Queen consort of Goryeo
- Tenure: ?–?
- Predecessor: Queen Inye
- Successor: Queen Sasuk
- Spouse: Seonjong of Goryeo
- Issue: Princess Yeonhwa

Posthumous name
- Jeongsin (정신, 貞信; "Chaste and Veritable")
- House: Incheon Yi (by birth) House of Wang (by marriage)
- Father: Yi Ye

= Royal Consort Jeongsin Hyeon-Bi =

Korean royal consort (fl. 11th century)

Royal Consort Jeongsin of the Incheon Yi clan was a Korean queen consort and the first wife of King Seonjong of Goryeo, her second cousin. She was the second Goryeo queen consort who didn't receive a posthumous name like the other queen consorts following Lady Wang.

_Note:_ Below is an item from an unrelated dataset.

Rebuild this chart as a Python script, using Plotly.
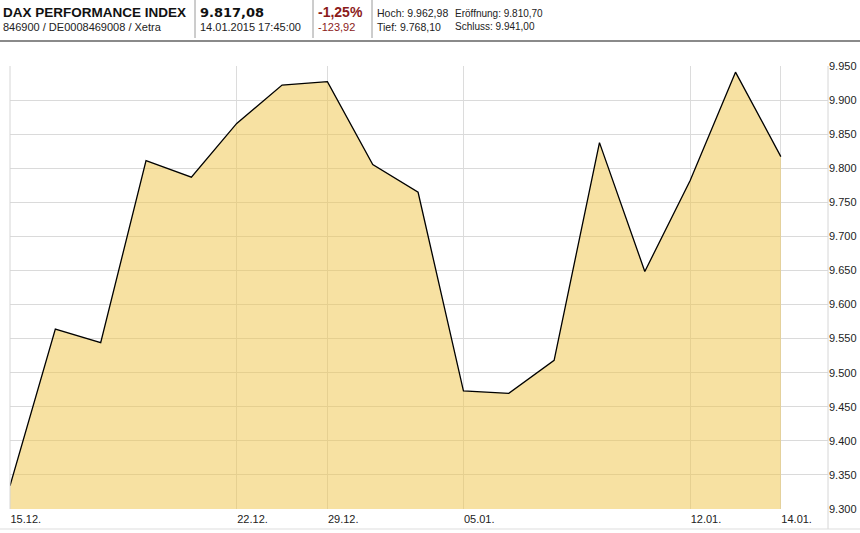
import plotly.graph_objects as go

# ---- data ----
dates = ["15.12.", "16.12.", "17.12.", "18.12.", "19.12.", "22.12.", "23.12.",
         "29.12.", "30.12.", "02.01.", "05.01.", "06.01.", "07.01.", "08.01.",
         "09.01.", "12.01.", "13.01.", "14.01."]
closes = [9334.01, 9563.89, 9544.19, 9811.06, 9786.96, 9865.76, 9922.07,
          9927.13, 9805.55, 9764.73, 9473.16, 9469.66, 9518.18, 9837.61,
          9648.50, 9781.91, 9941.00, 9817.08]
tick_labels = ["15.12.", "22.12.", "29.12.", "05.01.", "12.01.", "14.01."]
y_ticks = list(range(9300, 10000, 50))
y_tick_text = ["{:,}".format(v).replace(",", ".") for v in y_ticks]

idx = list(range(len(dates)))
tick_idx = [dates.index(t) for t in tick_labels]

W, H = 860, 533
L, R, T, B = 10, 828, 66, 509  # plot area in pixels

def px(x):
    return (x - L) / (R - L)

def py(y):
    return (B - y) / (B - T)

FONT = "Liberation Sans, Arial, sans-serif"

fig = go.Figure()
fig.add_trace(go.Scatter(
    x=idx, y=closes, mode="lines",
    line=dict(color="#000000", width=1.3),
    fill="tozeroy", fillcolor="rgba(240,198,76,0.52)",
    hoverinfo="skip", showlegend=False,
))

fig.update_layout(
    width=W, height=H,
    margin=dict(l=L, r=W - R, t=T, b=H - B, pad=0),
    paper_bgcolor="#FFFFFF", plot_bgcolor="#FFFFFF",
    font=dict(family=FONT, size=11, color="#222222"),
    xaxis=dict(
        range=[0, 18.04], tickmode="array", tickvals=tick_idx, ticktext=tick_labels,
        ticklabelposition="outside right", ticks="outside", ticklen=3,
        tickcolor="rgba(0,0,0,0)", showgrid=True,
        gridcolor="#DCDCDC", gridwidth=1, zeroline=False, showline=False,
        tickfont=dict(family=FONT, size=11, color="#222222"), fixedrange=True,
        automargin=False,
    ),
    yaxis=dict(
        side="right", range=[9300, 9950], tickmode="array", tickvals=y_ticks,
        ticktext=y_tick_text, showgrid=True, gridcolor="#DADADA", gridwidth=1,
        zeroline=False, showline=False, ticks="",
        tickfont=dict(family=FONT, size=11, color="#222222"), fixedrange=True,
        automargin=False,
    ),
)

# frame lines
shapes = []
line_gray = dict(color="#D6D6D6", width=1)
shapes.append(dict(type="line", xref="paper", yref="paper", x0=px(10), x1=px(10),
                   y0=py(66), y1=py(509), line=line_gray))
shapes.append(dict(type="line", xref="paper", yref="paper", x0=px(828), x1=px(828),
                   y0=py(66), y1=py(529), line=line_gray))
shapes.append(dict(type="line", xref="paper", yref="paper", x0=px(0), x1=px(860),
                   y0=py(529), y1=py(529), line=dict(color="#DDDDDD", width=1)))
# header separator
shapes.append(dict(type="line", xref="paper", yref="paper", x0=px(0), x1=px(860),
                   y0=py(41), y1=py(41), line=dict(color="#8A8A8A", width=2)))
for sx in [195, 313, 372]:
    shapes.append(dict(type="line", xref="paper", yref="paper", x0=px(sx), x1=px(sx),
                       y0=py(0), y1=py(38), line=dict(color="#9A9A9A", width=1)))
fig.update_layout(shapes=shapes)

BOLD_NUM = "DejaVu Sans, Verdana, sans-serif"
# header texts
header = [
    ("<b>DAX PERFORMANCE INDEX</b>", 1, 12, 13.5, "#111111", FONT),
    ("846900 / DE0008469008 / Xetra", 1, 27, 11, "#222222", FONT),
    ("<b>9.817,08</b>", 198, 12, 13, "#111111", BOLD_NUM),
    ("14.01.2015 17:45:00", 198, 27, 11, "#222222", FONT),
    ("<b>-1,25%</b>", 316, 12, 14, "#8B1A1A", FONT),
    ("-123,92", 316, 27, 11, "#8B1A1A", FONT),
    ("Hoch: 9.962,98", 375, 13, 10.5, "#222222", FONT),
    ("Eröffnung: 9.810,70", 453, 13, 10, "#222222", FONT),
    ("Tief: 9.768,10", 375, 27, 10.5, "#222222", FONT),
    ("Schluss: 9.941,00", 453, 27, 10, "#222222", FONT),
]
for text, x, y, size, color, fam in header:
    fig.add_annotation(text=text, xref="paper", yref="paper", x=px(x), y=py(y),
                       xanchor="left", yanchor="middle", showarrow=False,
                       font=dict(family=fam, size=size, color=color))

fig.write_html("out.html", config={"displayModeBar": False},
               post_script="document.body.style.margin='0';document.body.style.overflow='hidden';")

She was the daughter of Yi Ye, son of Yi Ja-sang and younger brother of Yi Ja-yeon. It seems that she married Seonjong when he was still "Duke Gukwon" and then became "Duchess Consort Gukwon" while lived in his manor. Although she was the first wife, but she didn't lived long and bore him a daughter who later became Yejong of Goryeo's first wife. In 1107, her son-in-law tried to orient himself at Seonjong's tomb, but was not accomplished due to the opposition from his officials.